US20150198492A1

US20150198492A1 - Remaining useful life forecasting system

Info

Publication number: US20150198492A1
Application number: US14/153,317
Authority: US
Inventors: Bernard Dion; Richard Joseph Sopko
Original assignee: Simmonds Precision Products Inc
Current assignee: Simmonds Precision Products Inc
Priority date: 2014-01-13
Filing date: 2014-01-13
Publication date: 2015-07-16
Also published as: JP2015133115A; BR102015000309A2; CA2875011A1; EP2899676A1

Abstract

The present disclosure relates to a method to a remaining useful life forecasting system. The system comprises a combination of hardware and software, configured to calculate the Remaining Useful Life (RUL) of a part.
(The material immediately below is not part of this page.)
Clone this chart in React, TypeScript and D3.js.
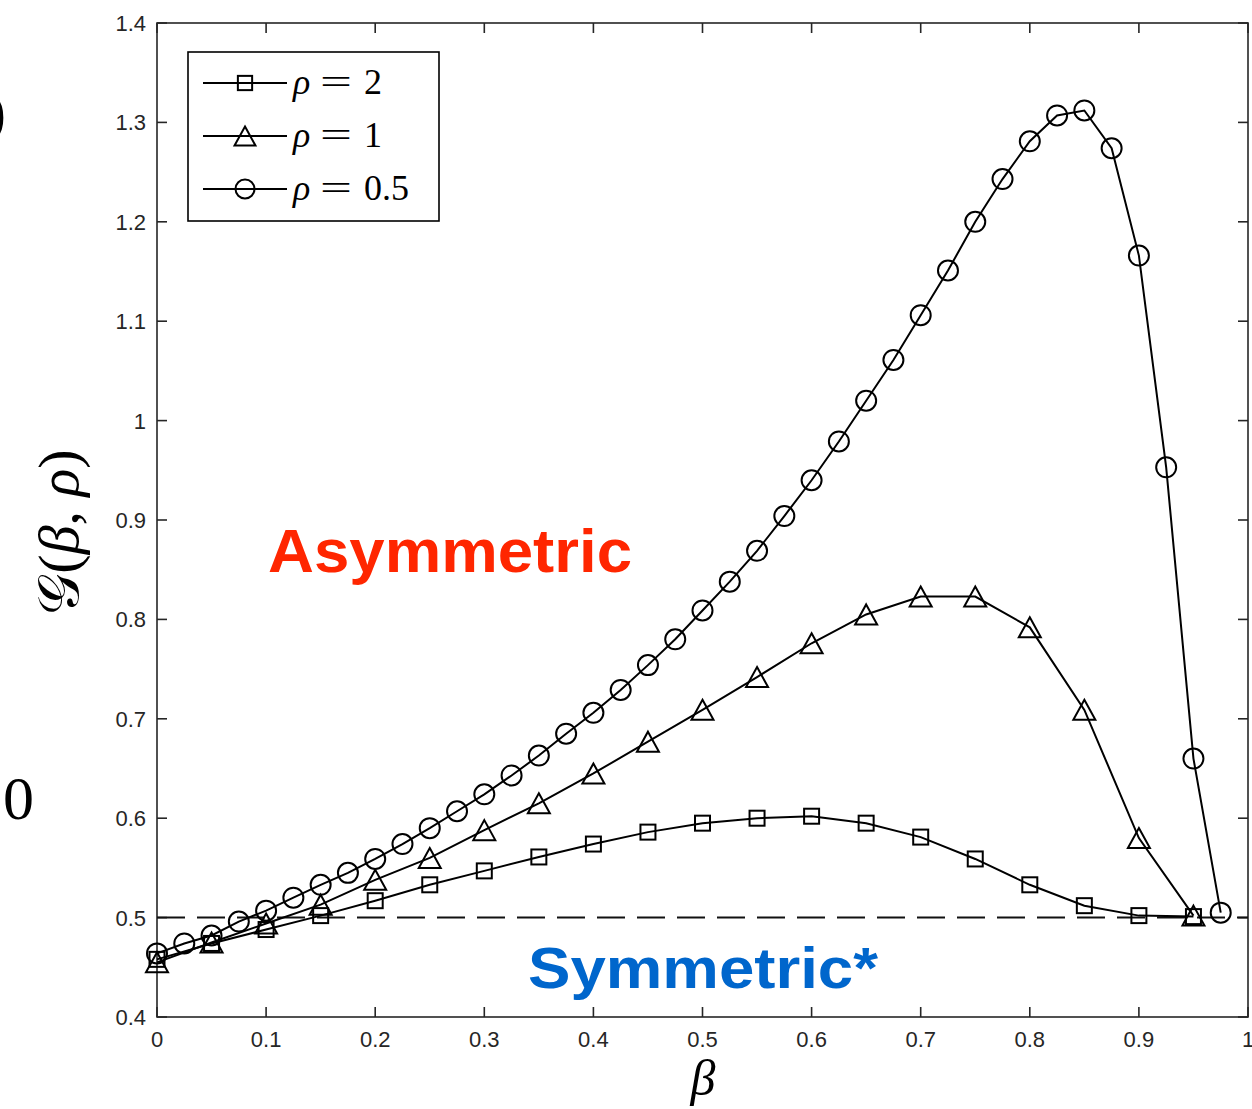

The system may be configured to receive as input, information characterizing the part's engineering design (geometry, material, design loads), actual measurements of the part's historical degradation profile, estimates of the part's forecasted loading usage, and approximations of the part's remaining structural load carrying capacity.

Description

FIELD

The present disclosure relates to the determining of a remaining useful life of a part or piece of equipment.

BACKGROUND

Often times, a lack of information is available to decision makers for efficient planning of upcoming equipment dispatch and spare part inventory. For instance, information detailing the amount of time remaining before a part or parts in the equipment undergo failure such that the equipment can no longer perform its function is traditionally absent. This time remaining is referred to as a part's Remaining Useful Life (RUL). RUL is considered a prognostic function.

SUMMARY

The present disclosure relates to a method and/or computer-based system configured to determine a remaining useful life of a part. According to various embodiments, the method may comprise receiving by a planning and usage module of a computer based system, at least one of usage plans and usage reports of a part. The method may comprise receiving by a sensing module of the computer based system, measurement data via sensors associated with the part. The method may comprise receiving by an observation recording activity module of the computer based system, recorded observable phenomena associated with the part. The method may comprise receiving by a characteristic module of the computer based system, data associated with the material properties of the part.
According to various embodiments, the method may include receiving at least one of part characteristic data; historical degradation measurements of the part, estimates of the part's forecasted loading usage, and approximations of the remaining structural load carrying capacity of the part. This information may be correlated and processed. The method may include calculating the remaining useful life of the part.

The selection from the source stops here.